# [Entries with chart source code]
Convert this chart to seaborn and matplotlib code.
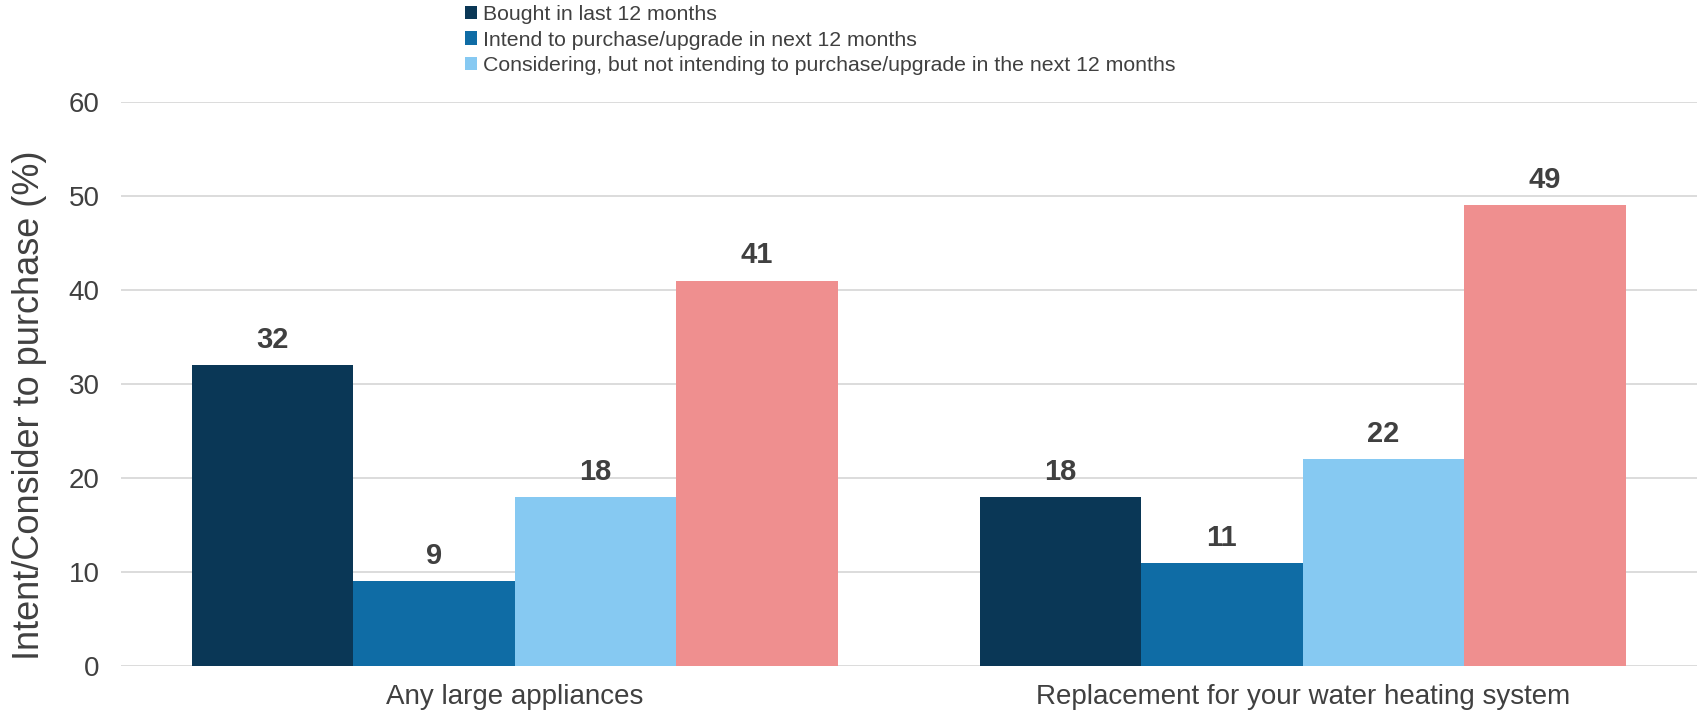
import pandas as pd
import matplotlib.pyplot as plt
import seaborn as sns

sns.set_style("white")
plt.rcParams["font.family"] = ["Liberation Sans", "DejaVu Sans"]

# data
categories = ["Any large appliances", "Replacement for your water heating system"]
series = [
    "Bought in last 12 months",
    "Intend to purchase/upgrade in next 12 months",
    "Considering, but not intending to purchase/upgrade in the next 12 months",
    "Not considering",
]
bought = [32, 18]
intend = [9, 11]
considering = [18, 22]
not_considering = [41, 49]
colors = ["#0A3756", "#0F6CA5", "#86C9F2", "#EF8F8F"]

rows = []
for s, vals in zip(series, [bought, intend, considering, not_considering]):
    for c, v in zip(categories, vals):
        rows.append({"category": c, "series": s, "value": v})
df = pd.DataFrame(rows)

fig = plt.figure(figsize=(17, 7.17), dpi=100)
ax = fig.add_axes([0.071, 0.071, 0.927, 0.787])

sns.barplot(data=df, x="category", y="value", hue="series", hue_order=series,
            palette=colors, width=0.82, saturation=1, linewidth=0, ax=ax, legend=True)

text_col = "#404040"
for cont in ax.containers:
    ax.bar_label(cont, fmt="%d", padding=8, fontsize=21, fontweight="bold", color=text_col)

ax.set_ylim(0, 60)
ax.set_xlim(-0.5, 1.5)
ax.set_yticks(range(0, 61, 10))
ax.yaxis.grid(True, color="#D9D9D9", linewidth=1.3)
ax.set_axisbelow(True)
for sp in ax.spines.values():
    sp.set_visible(False)
ax.tick_params(axis="both", length=0, labelsize=20, colors=text_col)
ax.tick_params(axis="x", pad=13)
ax.tick_params(axis="y", pad=15)
ax.set_xlabel("")
ax.set_ylabel("Intent/Consider to purchase (%)", fontsize=26, color=text_col)
ax.yaxis.set_label_coords(-0.047, 0.463)

handles, labels = ax.get_legend_handles_labels()
ax.legend(handles[:3], labels[:3], loc="upper left", bbox_to_anchor=(0.272, 0.996),
          bbox_transform=fig.transFigure, frameon=False, fontsize=15.3,
          handlelength=0.6, handleheight=0.6, handletextpad=0.25, labelspacing=0.31,
          labelcolor=text_col, borderaxespad=0.0, borderpad=0.1)

fig.savefig("out.png", dpi=100)
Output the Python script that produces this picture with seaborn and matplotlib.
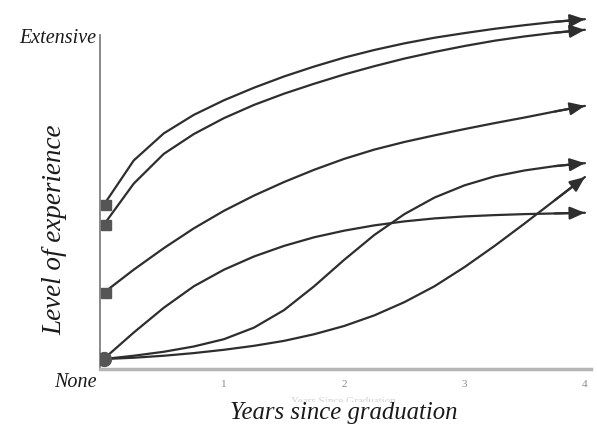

# [Your instructions]
Respond with the number of lines containing "this" and no additional words.

# [Exercise solution]
2